::: RECORD LIST :::

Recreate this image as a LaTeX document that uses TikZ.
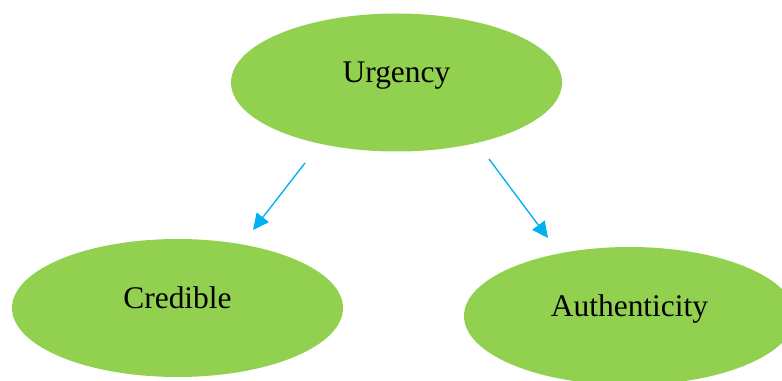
\documentclass[tikz,border=0pt]{standalone}
\usepackage{fontspec}
\setmainfont{Liberation Serif}
\usetikzlibrary{shapes.geometric,arrows.meta}

\definecolor{leafgreen}{RGB}{146,208,80}
\definecolor{skyblue}{RGB}{0,176,240}

\tikzset{every picture/.style={line width=0.75pt}}
\tikzset{
  bubble/.style={ellipse, fill=leafgreen, draw=none, inner sep=0pt,
    minimum width=248.25pt, minimum height=103.5pt, text height=0pt, text depth=0pt,
    font=\fontsize{23.6}{28}\selectfont},
  link/.style={draw=skyblue, line width=1pt, -{Triangle[length=12pt,width=11.5pt]}}
}

\begin{document}
\begin{tikzpicture}[x=0.75pt,y=0.75pt,yscale=-1,xscale=1]

\clip (0,0) rectangle (782,381);

\node [bubble] (urg) at (396.5,82.5) {Urgency};
\node [bubble] (cred) at (177.5,308) {Credible};
\node [bubble] (auth) at (629.5,316) {Authenticity};

\coordinate (l1) at (305,163);
\coordinate (l2) at (253,230);
\coordinate (r1) at (489,159);
\coordinate (r2) at (548,238);

\draw [link] (l1) -- (l2) ;
\draw [link] (r1) -- (r2) ;

\end{tikzpicture}
\end{document}
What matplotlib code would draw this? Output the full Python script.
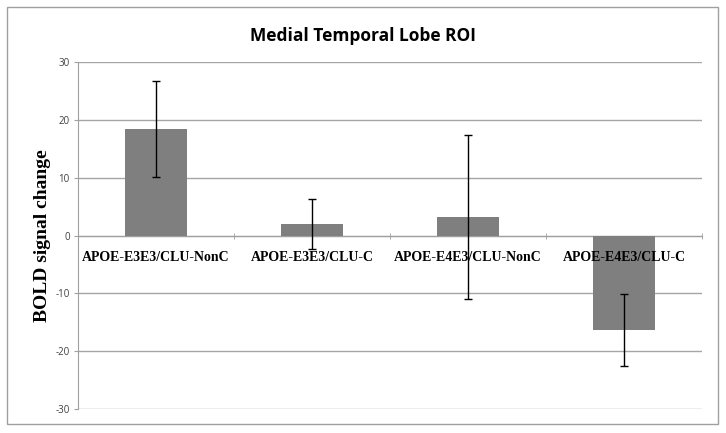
import matplotlib.pyplot as plt
import numpy as np
from matplotlib.patches import Rectangle

categories = ['APOE-E3E3/CLU-NonC', 'APOE-E3E3/CLU-C', 'APOE-E4E3/CLU-NonC', 'APOE-E4E3/CLU-C']
means = [18.5, 2.0, 3.2, -16.3]
errors = [8.3, 4.3, 14.2, 6.2]
yticks = [-30, -20, -10, 0, 10, 20, 30]

fig = plt.figure(figsize=(7.26, 4.33), dpi=100)
ax = fig.add_axes([0.1074, 0.0554, 0.8596, 0.8014])

x = np.arange(len(categories))
ax.bar(x, means, width=0.4, color='#7f7f7f', zorder=3)
ax.errorbar(x, means, yerr=errors, fmt='none', ecolor='black', elinewidth=1,
            capsize=3, capthick=1, zorder=6)

ax.set_xlim(-0.5, len(categories) - 0.5)
ax.set_ylim(-30, 30)
ax.set_yticks(yticks)
ax.set_yticklabels([str(t) for t in yticks], fontfamily='Open Sans', fontsize=7, color='#404040')
ax.tick_params(axis='y', length=3, color='#a0a0a0', pad=3)
ax.grid(axis='y', color='#a6a6a6', linewidth=1, zorder=0)

for s in ['top', 'right']:
    ax.spines[s].set_visible(False)
ax.spines['left'].set_color('#a0a0a0')
ax.spines['bottom'].set_position(('data', 0))
ax.spines['bottom'].set_color('#a0a0a0')

ax.set_xticks(x)
ax.set_xticklabels(categories, fontfamily='Liberation Serif', fontweight='bold', fontsize=10)
ax.tick_params(axis='x', length=0, pad=11)
ax.set_xticks(np.arange(len(categories)) + 0.5, minor=True)
ax.tick_params(axis='x', which='minor', length=4, direction='inout', color='#a0a0a0')
ax.xaxis.set_zorder(5)

ax.set_ylabel('BOLD signal change', fontfamily='Liberation Serif', fontweight='bold',
              fontsize=14, labelpad=3)
fig.text(0.5, 0.918, 'Medial Temporal Lobe ROI', ha='center', va='center',
         fontfamily='Open Sans', fontweight='bold', fontsize=12.5)

fig.patches.append(Rectangle((0.0096, 0.021), 0.979, 0.963, transform=fig.transFigure,
                             fill=False, edgecolor='#a0a0a0', linewidth=1))

fig.savefig('out.png', dpi=100)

:::

> **WRITTEN INSTRUCTION**: Look over the material above and show each line where "draw" appears.

> **TASK RESPONSE**:
  bubble/.style={ellipse, fill=leafgreen, draw=none, inner sep=0pt,
  link/.style={draw=skyblue, line width=1pt, -{Triangle[length=12pt,width=11.5pt]}}
\draw [link] (l1) -- (l2) ;
\draw [link] (r1) -- (r2) ;
What matplotlib code would draw this? Output the full Python script.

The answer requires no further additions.